Sunday, May 25, 2008

Two For The SeaSaw (1962)

Another of my favorite things, this movie, "Two for the SeaSaw"


Directed by Robert Wise (“Audrey Rose,” “The Andromeda Strain,” “The Sound of Music,” “West Side Story,” “Citizen Kane—as editor”), this is not what I would have guessed that the man would have gravitated toward. “Two” is an almost film noir starring Shirley MacLaine and Robert Mitchum—a paring that I still have trouble with. MacLaine I can see. But I would have picked half a dozen others for the role of Jerry Ryan, the soon-to-be-divorced lawyer from Nebraska, slumming around Greenwich Village. Somehow MacLaine and Mitchum make chemistry and the rest his not only movie history, but a damn fine movie.

The play and movie could not be more appropriately named. This movie is going to drive you nuts when you see it if you’re looking for a stock formula or obvious plot. The reason is that this couple go back and forth so many times on every issue in the book that they’re truly sea-sawing for the entire play. And the ending is a not-so-wrapped-up one. I can see where this may have worked better as a stage play and probably had more popularity with New Yorkers when it came out, rather than the somewhat downer of a movie it can be viewed as. That’s how others might see it, but not me. I love the oddness of it and the stark black-and-white film. I love the New York apartments and the seediness that is shown—how New York used to be.

While there are things that irritate me about this movie, it still remains one of favorites. The irritating things are the split screen, showing both apartments of Ryan and Mosca (Shirley McClaine.) There’s an inordinate amount of phone conversations going on in this movie. But the reason I gravitate toward this William Gibson play (he also wrote “The Miracle Worker”) is because it is so far from the norm, so far from what you’d expect, and so human. It really is “reality” without the boredom. I supposed you could say that fear of commitment is the main theme and perhaps that is one more reason I liked it. It’s probably the only movie I know of that handles this idea this well, and in this framework that takes us through the film. It’s basically an enormous character study of two people.

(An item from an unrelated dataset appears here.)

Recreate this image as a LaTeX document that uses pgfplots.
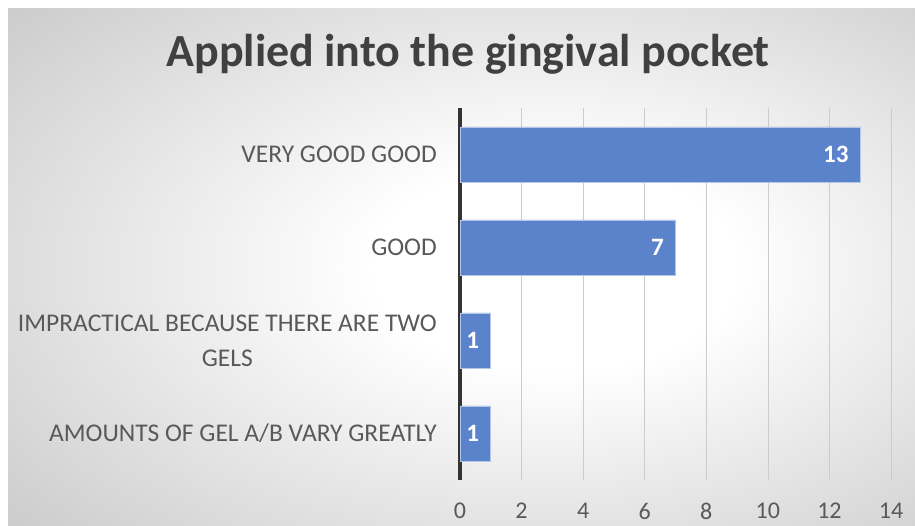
\documentclass[border=0pt]{standalone}
\usepackage{pgfplots}
\pgfplotsset{compat=1.18}
\usepackage{fontspec}
\setmainfont{Carlito}

\definecolor{barblue}{RGB}{90,131,204}
\definecolor{txtgray}{RGB}{89,89,89}
\definecolor{titlegray}{RGB}{64,64,64}
\definecolor{bggray}{RGB}{188,188,188}
\definecolor{axisdark}{RGB}{51,51,51}

\pgfdeclareradialshading{bgshade}{\pgfpoint{6bp}{0bp}}{%
  color(0bp)=(white); color(10bp)=(white); color(46bp)=(bggray); color(72bp)=(bggray!90!black)}

\begin{document}
\begin{tikzpicture}[x=1pt,y=1pt]
\useasboundingbox (0,0) rectangle (915,526);
\fill[white] (0,0) rectangle (915,526);
\shade[shading=bgshade] (8,0) rectangle (915,517);

% title
\node[font=\fontsize{46}{50}\selectfont\bfseries, text=titlegray] at (468,472) {Applied into the gingival pocket};

\begin{axis}[
    at={(460pt,46pt)}, anchor=south west,
    scale only axis,
    width=431pt, height=372pt,
    xbar, bar width=55pt,
    xmin=0, xmax=14, ymin=-0.5, ymax=3.5,
    xtick={2,4,...,14},
    extra x ticks={0},
    extra x tick style={grid style={axisdark, line width=4pt}},
    ytick={0,1,2,3},
    yticklabels={AMOUNTS OF GEL A/B VARY GREATLY,{IMPRACTICAL BECAUSE THERE ARE TWO\\GELS},GOOD,VERY GOOD GOOD},
    xmajorgrids,
    grid style={draw=black!20, line width=0.7pt},
    axis line style={draw=none},
    major tick length=0pt,
    tick style={draw=none},
    /pgf/number format/assume math mode=true,
    xticklabel style={font=\fontsize{24}{26}\selectfont, text=txtgray, inner sep=0pt, yshift=-23pt},
    yticklabel style={font=\fontsize{25.5}{35}\selectfont, text=txtgray, align=center, inner sep=0pt, xshift=-23pt},
    nodes near coords,
    nodes near coords style={font=\fontsize{25}{27}\selectfont\bfseries, text=white, anchor=east, xshift=-8pt},
]
\addplot[fill=barblue, draw=white!55!barblue, line width=0.6pt] coordinates {
    (1,0)
    (1,1)
    (7,2)
    (13,3)
};
\end{axis}
\end{tikzpicture}
\end{document}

Robert Wise is a fantastic director and this is totally unlike anything else he did. He died in 2005 of heart failure, but before that won 4 Oscars and another 28 wins and 18 nominations from the committee. He got a lot of attention from Orson Welles when he became editor of “Citizen Kane” and quickly moved up the ladder. Few know that he was a fan of commercial Indian cinema (yeah, it shocked me too), and that when he died in ’05 he was the last surviving member of the cast and crew that worked on “Kane.” Another great movie he directed was “The Sand Pebbles (1966).” A great man who directed this great movie.